Research on the quality of US resident physician performance levels has often been limited by lack of a comparison group or strict focus on specific diseases and geographical areas. In order to gain insight on differences in quality of care provided by resident physicians and staff physicians, Boston Medical Center (BMC) researchers investigated performance of physicians in 33,900 hospital-based outpatient visits throughout the US.

Karen E. Lasser
Karen E. Lasser

“This study highlights the significant opportunity that remains to improve quality of outpatient care in the United States,” said author, MD, MPH, an associate professor of medicine at BUSM and staff physician at Boston Medical Center. “Quality improvement interventions that address specific barriers at the system, provider, and patient level are necessary in order to reduce the discrepancy between clinical practice and best evidence.” These findings appear in the Journal of General Internal Medicine online.

The researchers collected data from the 1997-2004 National Hospital Ambulatory Medical Care Survey and separated patient visits to resident and staff physicians. To monitor performance in multiple areas of common primary care they created 19 quality indicators that fell into five categories: medical management of chronic diseases; appropriate antibiotic use; preventative counseling; screening tests; and inappropriate prescribing in elderly patients. Performance quality was calculated as the percentage of eligible visits that received recommended care as defined in practice guidelines and consensus expert statements. Statistical analyses were performed after the mean performance rates of staff and residents were calculated for each quality indicator.
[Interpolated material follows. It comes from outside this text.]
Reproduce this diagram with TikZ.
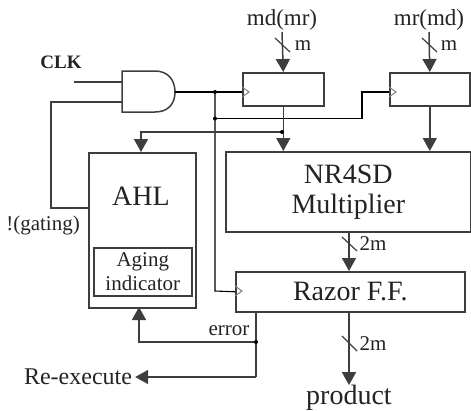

Results indicate that resident physicians were more likely to care for younger, non-white, female and urban patients, as well as patients with Medicaid. They also indicate that residents outperformed staff physicians on four measures of quality: ACE inhibitor use for congestive heart failure (57.0 vs. 27.6%); diuretic use for hypertension (57.8% vs. 44.0%); statin use for hyperlipidemia (56.3% vs. 40.4%); and routine blood pressure screenings (85.3% vs. 79.6%). All physicians performed at similar levels on the remaining 15 performance indicators.